▶ Written request
Repeat the material below exactly, with no pictures.

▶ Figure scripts

---*---

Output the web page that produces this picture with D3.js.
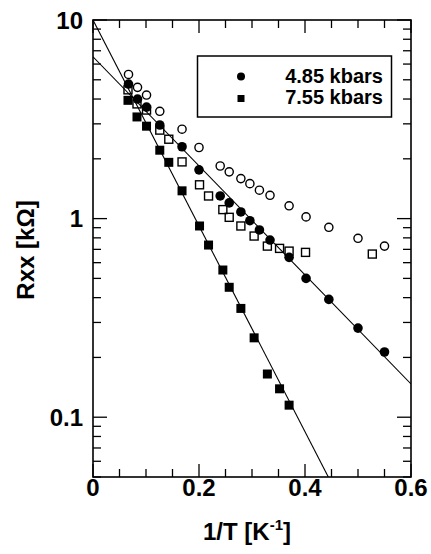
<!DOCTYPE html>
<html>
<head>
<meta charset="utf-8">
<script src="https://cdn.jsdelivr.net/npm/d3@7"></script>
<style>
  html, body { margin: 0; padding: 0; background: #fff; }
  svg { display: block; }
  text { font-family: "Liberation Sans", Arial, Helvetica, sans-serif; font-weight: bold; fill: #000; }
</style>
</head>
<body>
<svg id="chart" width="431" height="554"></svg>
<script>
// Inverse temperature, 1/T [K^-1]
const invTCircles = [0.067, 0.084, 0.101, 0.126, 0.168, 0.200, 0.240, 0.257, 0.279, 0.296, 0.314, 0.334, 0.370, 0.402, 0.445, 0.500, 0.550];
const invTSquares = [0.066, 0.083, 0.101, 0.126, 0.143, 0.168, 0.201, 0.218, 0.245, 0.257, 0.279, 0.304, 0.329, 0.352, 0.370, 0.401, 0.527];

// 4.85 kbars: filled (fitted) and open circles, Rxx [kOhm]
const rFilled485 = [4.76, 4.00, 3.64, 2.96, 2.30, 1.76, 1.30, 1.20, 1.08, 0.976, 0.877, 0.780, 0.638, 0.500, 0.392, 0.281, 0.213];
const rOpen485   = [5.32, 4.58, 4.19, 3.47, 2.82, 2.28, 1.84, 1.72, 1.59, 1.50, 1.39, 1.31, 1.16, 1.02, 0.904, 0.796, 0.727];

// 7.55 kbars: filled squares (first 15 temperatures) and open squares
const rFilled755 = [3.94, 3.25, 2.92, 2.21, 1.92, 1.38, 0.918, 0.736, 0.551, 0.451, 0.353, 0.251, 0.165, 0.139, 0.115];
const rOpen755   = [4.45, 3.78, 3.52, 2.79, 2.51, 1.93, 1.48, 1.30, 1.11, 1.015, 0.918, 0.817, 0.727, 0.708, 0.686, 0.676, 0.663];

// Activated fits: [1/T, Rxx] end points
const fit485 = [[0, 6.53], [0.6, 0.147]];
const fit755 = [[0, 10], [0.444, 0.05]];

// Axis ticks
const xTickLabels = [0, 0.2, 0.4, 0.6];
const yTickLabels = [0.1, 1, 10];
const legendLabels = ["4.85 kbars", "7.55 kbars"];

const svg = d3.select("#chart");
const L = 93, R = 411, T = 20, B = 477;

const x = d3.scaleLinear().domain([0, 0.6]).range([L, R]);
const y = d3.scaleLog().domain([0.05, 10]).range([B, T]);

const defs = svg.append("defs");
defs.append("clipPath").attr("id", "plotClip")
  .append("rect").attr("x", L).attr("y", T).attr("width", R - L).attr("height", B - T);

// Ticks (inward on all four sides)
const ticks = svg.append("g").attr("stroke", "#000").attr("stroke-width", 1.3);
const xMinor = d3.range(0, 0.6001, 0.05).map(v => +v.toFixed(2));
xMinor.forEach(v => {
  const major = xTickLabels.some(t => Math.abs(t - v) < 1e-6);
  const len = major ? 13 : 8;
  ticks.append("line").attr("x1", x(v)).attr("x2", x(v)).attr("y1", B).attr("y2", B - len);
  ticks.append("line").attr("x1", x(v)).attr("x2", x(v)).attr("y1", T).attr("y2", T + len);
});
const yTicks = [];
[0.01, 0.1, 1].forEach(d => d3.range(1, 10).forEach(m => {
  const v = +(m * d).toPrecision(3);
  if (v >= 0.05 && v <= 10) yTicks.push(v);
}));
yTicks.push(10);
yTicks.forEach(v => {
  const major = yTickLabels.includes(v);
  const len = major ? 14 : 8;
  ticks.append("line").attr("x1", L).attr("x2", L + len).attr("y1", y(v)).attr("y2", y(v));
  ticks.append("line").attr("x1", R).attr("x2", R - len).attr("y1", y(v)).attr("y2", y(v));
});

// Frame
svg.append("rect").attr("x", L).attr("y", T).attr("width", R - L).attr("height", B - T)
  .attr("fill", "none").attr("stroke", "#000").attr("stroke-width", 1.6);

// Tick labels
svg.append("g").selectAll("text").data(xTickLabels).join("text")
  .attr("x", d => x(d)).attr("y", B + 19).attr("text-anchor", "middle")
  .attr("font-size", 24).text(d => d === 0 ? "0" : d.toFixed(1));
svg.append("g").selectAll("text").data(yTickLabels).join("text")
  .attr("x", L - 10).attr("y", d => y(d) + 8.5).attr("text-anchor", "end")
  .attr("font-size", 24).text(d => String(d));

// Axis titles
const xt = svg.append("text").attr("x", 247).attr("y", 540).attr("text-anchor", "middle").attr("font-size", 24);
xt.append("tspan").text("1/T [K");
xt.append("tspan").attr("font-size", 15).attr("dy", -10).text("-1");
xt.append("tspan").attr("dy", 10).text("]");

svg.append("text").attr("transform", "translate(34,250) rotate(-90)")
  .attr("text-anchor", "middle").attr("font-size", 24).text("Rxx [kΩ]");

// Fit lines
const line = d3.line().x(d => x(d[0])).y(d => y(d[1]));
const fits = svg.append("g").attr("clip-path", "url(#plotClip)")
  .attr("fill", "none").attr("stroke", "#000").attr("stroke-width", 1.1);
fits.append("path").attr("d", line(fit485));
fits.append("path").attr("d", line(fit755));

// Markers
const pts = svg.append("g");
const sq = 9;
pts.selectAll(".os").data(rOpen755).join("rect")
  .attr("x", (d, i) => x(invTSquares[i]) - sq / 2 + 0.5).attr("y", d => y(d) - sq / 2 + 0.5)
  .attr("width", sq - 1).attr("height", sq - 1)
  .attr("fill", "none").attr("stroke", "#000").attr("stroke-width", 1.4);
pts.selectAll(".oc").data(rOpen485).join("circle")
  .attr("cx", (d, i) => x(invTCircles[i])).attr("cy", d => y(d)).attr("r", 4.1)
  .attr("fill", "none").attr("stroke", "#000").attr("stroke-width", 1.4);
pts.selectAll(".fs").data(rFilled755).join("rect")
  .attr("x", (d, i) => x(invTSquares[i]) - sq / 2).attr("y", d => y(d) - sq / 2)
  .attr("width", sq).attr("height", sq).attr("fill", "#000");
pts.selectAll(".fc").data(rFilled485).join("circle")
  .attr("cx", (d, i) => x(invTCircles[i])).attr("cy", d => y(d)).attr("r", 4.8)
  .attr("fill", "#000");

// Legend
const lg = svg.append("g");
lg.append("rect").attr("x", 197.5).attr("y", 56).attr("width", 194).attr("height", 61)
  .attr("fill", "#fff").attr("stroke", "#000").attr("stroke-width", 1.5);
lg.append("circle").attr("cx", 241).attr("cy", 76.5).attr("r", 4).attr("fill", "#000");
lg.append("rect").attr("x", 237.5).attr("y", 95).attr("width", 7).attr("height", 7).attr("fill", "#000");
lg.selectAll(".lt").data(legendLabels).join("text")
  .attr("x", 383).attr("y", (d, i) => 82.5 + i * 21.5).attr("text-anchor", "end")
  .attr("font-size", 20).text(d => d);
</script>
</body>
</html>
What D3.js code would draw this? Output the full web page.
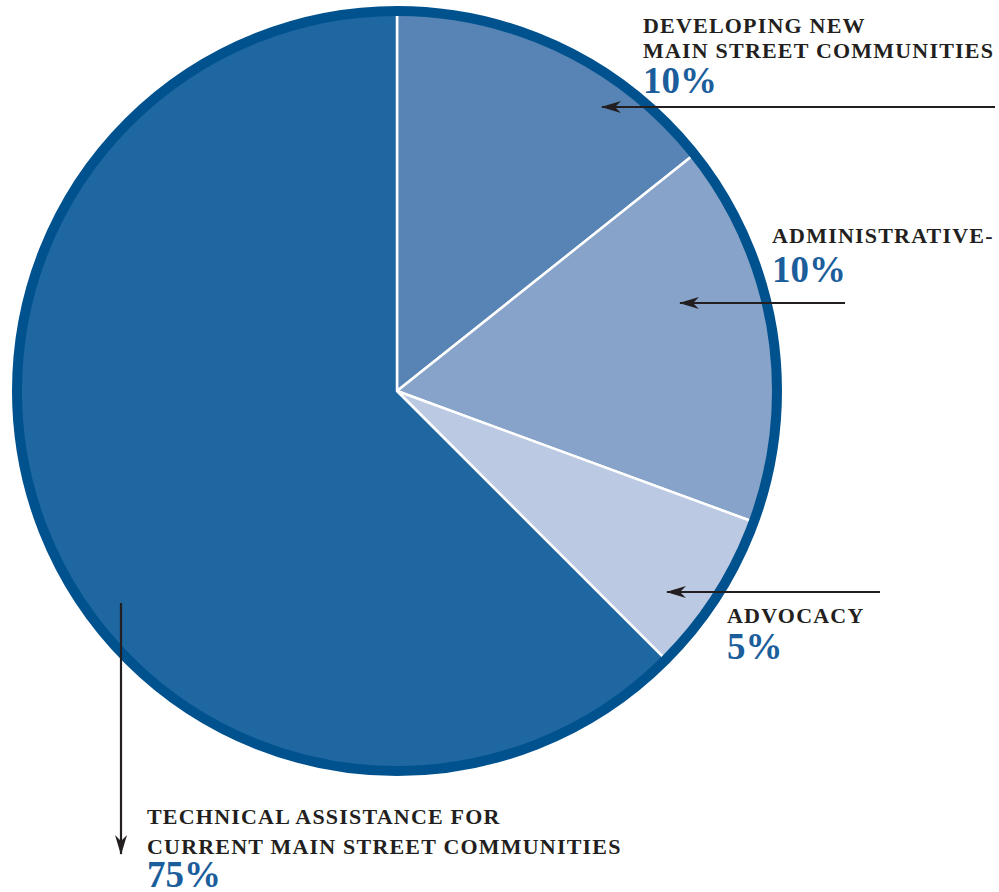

---*---

▶ Response
Output the web page that produces this picture with D3.js.
<!DOCTYPE html>
<html>
<head>
<meta charset="utf-8">
<script src="https://cdn.jsdelivr.net/npm/d3@7"></script>
<style>
  html, body { margin: 0; padding: 0; background: #fff; }
  svg { display: block; }
  text { font-family: "Liberation Sans", Arial, Helvetica, sans-serif; font-weight: bold; fill: #000; }
</style>
</head>
<body>
<svg id="chart" width="431" height="554"></svg>
<script>
// Inverse temperature, 1/T [K^-1]
const invTCircles = [0.067, 0.084, 0.101, 0.126, 0.168, 0.200, 0.240, 0.257, 0.279, 0.296, 0.314, 0.334, 0.370, 0.402, 0.445, 0.500, 0.550];
const invTSquares = [0.066, 0.083, 0.101, 0.126, 0.143, 0.168, 0.201, 0.218, 0.245, 0.257, 0.279, 0.304, 0.329, 0.352, 0.370, 0.401, 0.527];

// 4.85 kbars: filled (fitted) and open circles, Rxx [kOhm]
const rFilled485 = [4.76, 4.00, 3.64, 2.96, 2.30, 1.76, 1.30, 1.20, 1.08, 0.976, 0.877, 0.780, 0.638, 0.500, 0.392, 0.281, 0.213];
const rOpen485   = [5.32, 4.58, 4.19, 3.47, 2.82, 2.28, 1.84, 1.72, 1.59, 1.50, 1.39, 1.31, 1.16, 1.02, 0.904, 0.796, 0.727];

// 7.55 kbars: filled squares (first 15 temperatures) and open squares
const rFilled755 = [3.94, 3.25, 2.92, 2.21, 1.92, 1.38, 0.918, 0.736, 0.551, 0.451, 0.353, 0.251, 0.165, 0.139, 0.115];
const rOpen755   = [4.45, 3.78, 3.52, 2.79, 2.51, 1.93, 1.48, 1.30, 1.11, 1.015, 0.918, 0.817, 0.727, 0.708, 0.686, 0.676, 0.663];

// Activated fits: [1/T, Rxx] end points
const fit485 = [[0, 6.53], [0.6, 0.147]];
const fit755 = [[0, 10], [0.444, 0.05]];

// Axis ticks
const xTickLabels = [0, 0.2, 0.4, 0.6];
const yTickLabels = [0.1, 1, 10];
const legendLabels = ["4.85 kbars", "7.55 kbars"];

const svg = d3.select("#chart");
const L = 93, R = 411, T = 20, B = 477;

const x = d3.scaleLinear().domain([0, 0.6]).range([L, R]);
const y = d3.scaleLog().domain([0.05, 10]).range([B, T]);

const defs = svg.append("defs");
defs.append("clipPath").attr("id", "plotClip")
  .append("rect").attr("x", L).attr("y", T).attr("width", R - L).attr("height", B - T);

// Ticks (inward on all four sides)
const ticks = svg.append("g").attr("stroke", "#000").attr("stroke-width", 1.3);
const xMinor = d3.range(0, 0.6001, 0.05).map(v => +v.toFixed(2));
xMinor.forEach(v => {
  const major = xTickLabels.some(t => Math.abs(t - v) < 1e-6);
  const len = major ? 13 : 8;
  ticks.append("line").attr("x1", x(v)).attr("x2", x(v)).attr("y1", B).attr("y2", B - len);
  ticks.append("line").attr("x1", x(v)).attr("x2", x(v)).attr("y1", T).attr("y2", T + len);
});
const yTicks = [];
[0.01, 0.1, 1].forEach(d => d3.range(1, 10).forEach(m => {
  const v = +(m * d).toPrecision(3);
  if (v >= 0.05 && v <= 10) yTicks.push(v);
}));
yTicks.push(10);
yTicks.forEach(v => {
  const major = yTickLabels.includes(v);
  const len = major ? 14 : 8;
  ticks.append("line").attr("x1", L).attr("x2", L + len).attr("y1", y(v)).attr("y2", y(v));
  ticks.append("line").attr("x1", R).attr("x2", R - len).attr("y1", y(v)).attr("y2", y(v));
});

// Frame
svg.append("rect").attr("x", L).attr("y", T).attr("width", R - L).attr("height", B - T)
  .attr("fill", "none").attr("stroke", "#000").attr("stroke-width", 1.6);

// Tick labels
svg.append("g").selectAll("text").data(xTickLabels).join("text")
  .attr("x", d => x(d)).attr("y", B + 19).attr("text-anchor", "middle")
  .attr("font-size", 24).text(d => d === 0 ? "0" : d.toFixed(1));
svg.append("g").selectAll("text").data(yTickLabels).join("text")
  .attr("x", L - 10).attr("y", d => y(d) + 8.5).attr("text-anchor", "end")
  .attr("font-size", 24).text(d => String(d));

// Axis titles
const xt = svg.append("text").attr("x", 247).attr("y", 540).attr("text-anchor", "middle").attr("font-size", 24);
xt.append("tspan").text("1/T [K");
xt.append("tspan").attr("font-size", 15).attr("dy", -10).text("-1");
xt.append("tspan").attr("dy", 10).text("]");

svg.append("text").attr("transform", "translate(34,250) rotate(-90)")
  .attr("text-anchor", "middle").attr("font-size", 24).text("Rxx [kΩ]");

// Fit lines
const line = d3.line().x(d => x(d[0])).y(d => y(d[1]));
const fits = svg.append("g").attr("clip-path", "url(#plotClip)")
  .attr("fill", "none").attr("stroke", "#000").attr("stroke-width", 1.1);
fits.append("path").attr("d", line(fit485));
fits.append("path").attr("d", line(fit755));

// Markers
const pts = svg.append("g");
const sq = 9;
pts.selectAll(".os").data(rOpen755).join("rect")
  .attr("x", (d, i) => x(invTSquares[i]) - sq / 2 + 0.5).attr("y", d => y(d) - sq / 2 + 0.5)
  .attr("width", sq - 1).attr("height", sq - 1)
  .attr("fill", "none").attr("stroke", "#000").attr("stroke-width", 1.4);
pts.selectAll(".oc").data(rOpen485).join("circle")
  .attr("cx", (d, i) => x(invTCircles[i])).attr("cy", d => y(d)).attr("r", 4.1)
  .attr("fill", "none").attr("stroke", "#000").attr("stroke-width", 1.4);
pts.selectAll(".fs").data(rFilled755).join("rect")
  .attr("x", (d, i) => x(invTSquares[i]) - sq / 2).attr("y", d => y(d) - sq / 2)
  .attr("width", sq).attr("height", sq).attr("fill", "#000");
pts.selectAll(".fc").data(rFilled485).join("circle")
  .attr("cx", (d, i) => x(invTCircles[i])).attr("cy", d => y(d)).attr("r", 4.8)
  .attr("fill", "#000");

// Legend
const lg = svg.append("g");
lg.append("rect").attr("x", 197.5).attr("y", 56).attr("width", 194).attr("height", 61)
  .attr("fill", "#fff").attr("stroke", "#000").attr("stroke-width", 1.5);
lg.append("circle").attr("cx", 241).attr("cy", 76.5).attr("r", 4).attr("fill", "#000");
lg.append("rect").attr("x", 237.5).attr("y", 95).attr("width", 7).attr("height", 7).attr("fill", "#000");
lg.selectAll(".lt").data(legendLabels).join("text")
  .attr("x", 383).attr("y", (d, i) => 82.5 + i * 21.5).attr("text-anchor", "end")
  .attr("font-size", 20).text(d => d);
</script>
</body>
</html>
What D3.js code would draw this? Output the full web page.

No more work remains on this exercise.